In the polls (predictions of the votes), Aécio has always been below 20 per cent, and Marina’s popularity has fallen a lot in the last part of the campaign.

Dilma’s government has problems because the economy is getting slower. And finance, the media and the middle classes are not confident in her.

But, in the last ten years, Brazil has improved a lot the distribution of income and wealth; unemployment has gone down a lot (even in the global crisis); the welfare state for all has become stronger in the country, and wages and benefits have gone up a lot.

The Workers’ Party governments have done a lot for the workers and the poor: they could, and should, have done more, but this is the only real choice for the Left in these elections.
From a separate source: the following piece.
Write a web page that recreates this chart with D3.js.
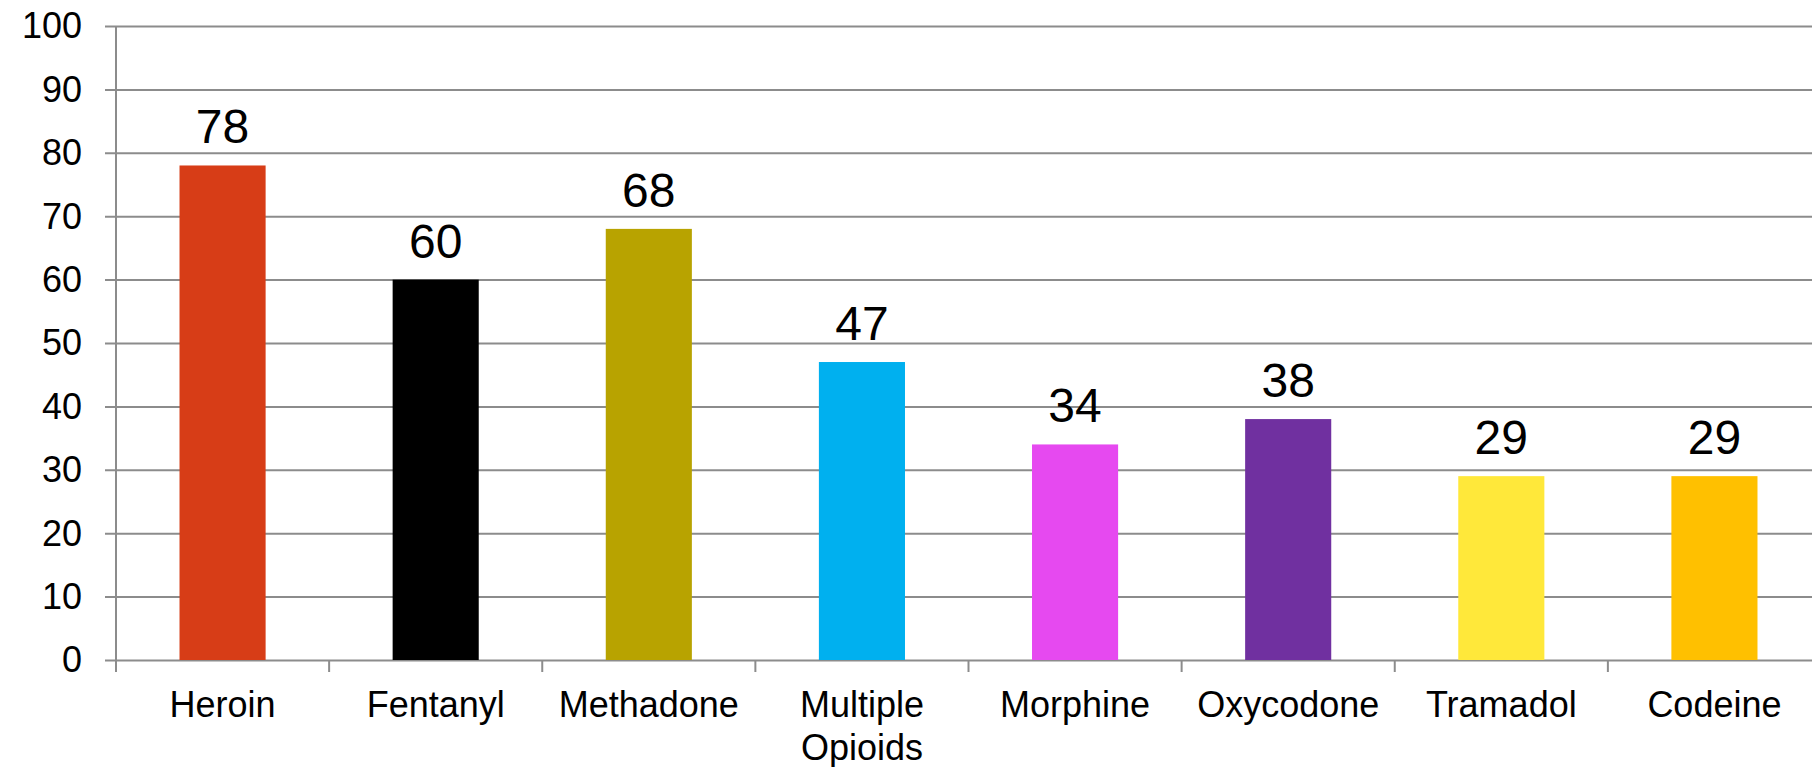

In the last ten years, Brazil has shown that there are other possible choices - not just neoliberalism. Brazil also supports and inspires other political experiences in Latin America and other countries.

If Dilma lost the elections, this would make the Brazilian Left disorganised, and it would help neoliberalism, and stop the slow progress towards social democracy in the country.

But there will be many serious economic, social and political problems for the person who wins these elections.

Brazil has found it very difficult to make investment rates higher. Now they are about 18 per cent of GDP (in successful East Asian economies, investment rates are usually double that).

Brazil’s balance of payments is not secure, the political system is blocked and its economic and social infrastructure are not strong. Urban areas need a lot of work; land reform has not developed in years; there is a lot of corruption, and there is a war between the media and the federal government.

There are many reasons for people not to be happy. The media makes sure everyone hears about them every single day. It will be expensive and politically difficult to do something about these problems. The next four years will not be easy.